The bank plans to add a second infusion of $37.5 billion into the SMCCF later.
Figures from the New York Fed show that, between mid-March and early April, the turmoil caused the volume of corporate securities deal transaction failures to double.
Life Insurers care deeply about the health of the secondary corporate bond market, because they have about $2.8 trillion of their $4.2 trillion in assets invested in corporate bonds.
Life insurance policies and annuities are, mainly, consumer-friendly financial sausages stuffed with corporate bonds, and derivatives used to keep the corporate bond stuffing fresh and tasty.
For life insurers, one risk associated with holding bonds is that the issuers could fail.
Another risk is that rating agencies could lower the bond isuers' credit ratings.
State insurance regulators try to encourage life insurers to hold the safest bonds possible. They base the amount of bond value a life insurer can include in its risk-based capital ratio, or basic financial health indicator, on a bond's rating.
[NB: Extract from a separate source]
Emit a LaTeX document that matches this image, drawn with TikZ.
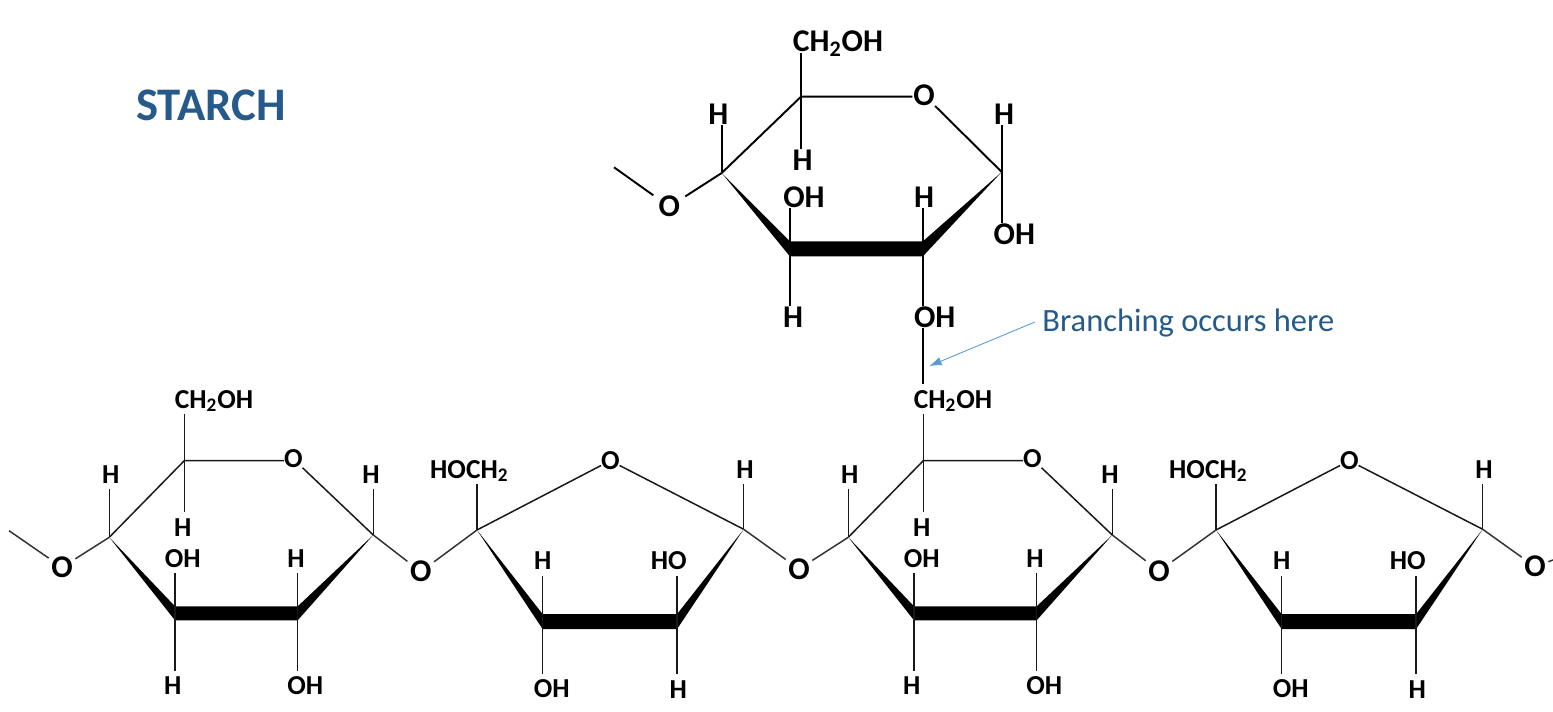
\documentclass[tikz,border=0pt]{standalone}
\usepackage{fontspec}
\setmainfont{Carlito}
\usepackage{tikz}
\usetikzlibrary{calc,arrows.meta}
\tikzset{
	atom/.style={font=\fontsize{15.6}{18}\selectfont\bfseries, inner sep=0pt, outer sep=3.5pt, text height=10pt, text depth=0pt},
	ringatom/.style={atom, outer sep=0pt},
	bigatom/.style={atom, font=\fontsize{18}{21}\selectfont\bfseries, outer sep=0.5pt, text height=11.6pt},
	linkatom/.style={bigatom, outer sep=1.5pt},
	bond/.style={line width=0.85pt, color=black!90},
	bigbond/.style={line width=1.1pt, color=black},
	linkbond/.style={line width=0.85pt, color=black!80},
	pointer/.style={line width=0.5pt, color=pointerblue, -{Latex[length=7pt, width=5pt]}},
}
\definecolor{pointerblue}{HTML}{5B9BD5}
\definecolor{starchblue}{HTML}{255A8A}
% thick front edge of a ring: left vertex, two bar ends, right vertex
\def\frontedge[#1](#2)(#3)(#4)(#5){\fill ($(#2)$) -- ($(#3)+(0,-#1)$) -- ($(#4)+(0,-#1)$) -- ($(#5)$) -- ($(#4)+(0,#1)$) -- ($(#3)+(0,#1)$) -- cycle;}
% six-membered ring of the chain
\def\pyranose[#1](#2){
	\begin{scope}[shift={(#2,0)}]
		\coordinate (#1l) at (109.3, 537.3);
		\coordinate (#1t) at (184.3, 460.7);
		\coordinate (#1r) at (373.3, 535);
		\coordinate (#1q) at (297.7, 613.3);
		\coordinate (#1p) at (175, 613.3);
		\node[ringatom] (#1O) at (293.3, 459) {O};
		\node[atom] (#1CH) at (214, 399.3) {CH\textsubscript{2}OH};
		\node[atom] (#1Ha) at (110.7, 474.3) {H};
		\node[atom] (#1Hb) at (182.7, 527.3) {H};
		\node[atom] (#1OHa) at (182.7, 558.3) {OH};
		\node[atom] (#1Hc) at (296, 558.3) {H};
		\node[atom] (#1Hd) at (172.7, 685.7) {H};
		\node[atom] (#1OHb) at (305.3, 685.7) {OH};
		\node[atom] (#1He) at (371, 474.3) {H};
	\end{scope}
	\draw[bond] (#1l) -- (#1t) -- (#1t -| #1O.west);
	\draw[bond] (#1O) -- (#1r);
	\frontedge[7](#1l)(#1p)(#1q)(#1r)
	\draw[bond] (#1t) -- (#1t |- #1CH.south);
	\draw[bond] (#1l) -- (#1l |- #1Ha.south);
	\draw[bond] (#1t) -- (#1t |- #1Hb.north);
	\draw[bond] (#1p) -- (#1p |- #1OHa.south);
	\draw[bond] (#1q) -- (#1q |- #1Hc.south);
	\draw[bond] (#1p) -- (#1p |- #1Hd.north);
	\draw[bond] (#1q) -- (#1q |- #1OHb.north);
	\draw[bond] (#1r) -- (#1r |- #1He.south);
}
% five-membered ring of the chain
\def\furanose[#1](#2){
	\begin{scope}[shift={(#2,0)}]
		\coordinate (#1l) at (477, 530);
		\coordinate (#1r) at (743.7, 529.3);
		\coordinate (#1q) at (677, 621.7);
		\coordinate (#1p) at (542.7, 621.7);
		\node[ringatom] (#1O) at (610.3, 460.7) {O};
		\node[atom] (#1CH) at (469.3, 469.3) {HOCH\textsubscript{2}};
		\node[atom] (#1Ha) at (542.7, 561) {H};
		\node[atom] (#1HO) at (668.7, 561) {HO};
		\node[atom] (#1OH) at (551.7, 689) {OH};
		\node[atom] (#1Hb) at (678.3, 689.3) {H};
		\node[atom] (#1Hc) at (745, 469.3) {H};
	\end{scope}
	\draw[bond] (#1l) -- (#1O);
	\draw[bond] (#1O) -- (#1r);
	\frontedge[7.5](#1l)(#1p)(#1q)(#1r)
	\draw[bond] (#1l) -- (#1l |- #1CH.south);
	\draw[bond] (#1p) -- (#1p |- #1Ha.south);
	\draw[bond] (#1q) -- (#1q |- #1HO.south);
	\draw[bond] (#1p) -- (#1p |- #1OH.north);
	\draw[bond] (#1q) -- (#1q |- #1Hb.north);
	\draw[bond] (#1r) -- (#1r |- #1Hc.south);
}
\begin{document}
\begin{tikzpicture}[x=0.02cm, y=-0.02cm]
		%%%%% PAGE %%%%%
		\useasboundingbox (0, 0) rectangle (1553, 712);
		
		\node[font=\fontsize{26.6}{31}\selectfont\bfseries, color=starchblue, inner sep=0pt] (title) at (211, 105) {STARCH};
		
		%%%%% CHAIN %%%%%
		\pyranose[a](0)
		\furanose[b](0)
		\pyranose[c](739)
		\furanose[d](739)
		
		\coordinate (free) at (9, 530.7);
		\coordinate (edge) at (1553, 560);
		\node[linkatom] (oa) at (62, 567.3) {O};
		\node[linkatom] (ob) at (420.7, 571.7) {O};
		\node[linkatom] (oc) at (799, 569) {O};
		\node[linkatom] (od) at (1159, 571) {O};
		\node[linkatom] (oe) at (1535, 566.7) {O};
		
		\draw[linkbond] (free) -- (oa);
		\draw[linkbond] (oa) -- (al);
		\draw[linkbond] (ar) -- (ob);
		\draw[linkbond] (ob) -- (bl);
		\draw[linkbond] (br) -- (oc);
		\draw[linkbond] (oc) -- (cl);
		\draw[linkbond] (cr) -- (od);
		\draw[linkbond] (od) -- (dl);
		\draw[linkbond] (dr) -- (oe);
		\draw[linkbond] (oe) -- (edge);
		
		%%%%% BRANCH %%%%%
		\coordinate (tl) at (721.7, 173);
		\coordinate (tt) at (801, 96.7);
		\coordinate (tr) at (1001.7, 172);
		\coordinate (tq) at (922.7, 249);
		\coordinate (tp) at (790, 249);
		\coordinate (tfree) at (614, 167.3);
		
		\node[bigatom] (tO) at (924, 95) {O};
		\node[bigatom] (tCH) at (838, 41.7) {CH\textsubscript{2}OH};
		\node[bigatom] (tHa) at (718.3, 114) {H};
		\node[bigatom] (tHb) at (802.7, 160) {H};
		\node[bigatom] (tOHa) at (804, 197) {OH};
		\node[bigatom] (tHc) at (924, 197) {H};
		\node[bigatom] (tHd) at (793, 317) {H};
		\node[bigatom] (tOHb) at (934.7, 317.3) {OH};
		\node[bigatom] (tHe) at (1004, 114) {H};
		\node[bigatom] (tOHc) at (1014.3, 234) {OH};
		\node[bigatom, outer sep=3pt] (to) at (669.3, 206.7) {O};
		
		\draw[bigbond] (tl) -- (tt) -- (tt -| tO.west);
		\draw[bigbond] (tO) -- (tr);
		\frontedge[7.5](tl)(tp)(tq)(tr)
		\draw[bigbond] (tfree) -- (to);
		\draw[bigbond] (to) -- (tl);
		\draw[bigbond] (tt) -- (tt |- tCH.south);
		\draw[bigbond] (tl) -- (tl |- tHa.south);
		\draw[bigbond] (tt) -- (tt |- tHb.north);
		\draw[bigbond] (tp) -- (tp |- tOHa.south);
		\draw[bigbond] (tq) -- (tq |- tHc.south);
		\draw[bigbond] (tp) -- (tp |- tHd.north);
		\draw[bigbond] (tq) -- (tq |- tOHb.north);
		\draw[bigbond] (tr) -- (tr |- tHe.south);
		\draw[bigbond] (tr) -- (tr |- tOHc.north);
		
		\draw[bigbond] (tq |- tOHb.south) -- (tq |- cCH.north);
		
		\node[font=\fontsize{18.5}{22}\selectfont, color=starchblue, inner sep=0pt, anchor=west] (note) at (1042, 323) {Branching occurs here};
		\coordinate (notetip) at (929.3, 366);
		\draw[pointer] (note.west) ++(-7, -1) -- (notetip);
	\end{tikzpicture}
\end{document}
Steve Zabel, the chief financial officer at Unum Group, said last week, during a conference call the company held to go over first-quarter results with securities analysts, said that the company was happy to see news of the SMCCF coming to life.
In the first quarter, rating agencies downgraded $336 million in investment-grade securities to high-yield, or "junk bond," status, Zabel said.
That led to a $14 million increase in required capital, Zabel said.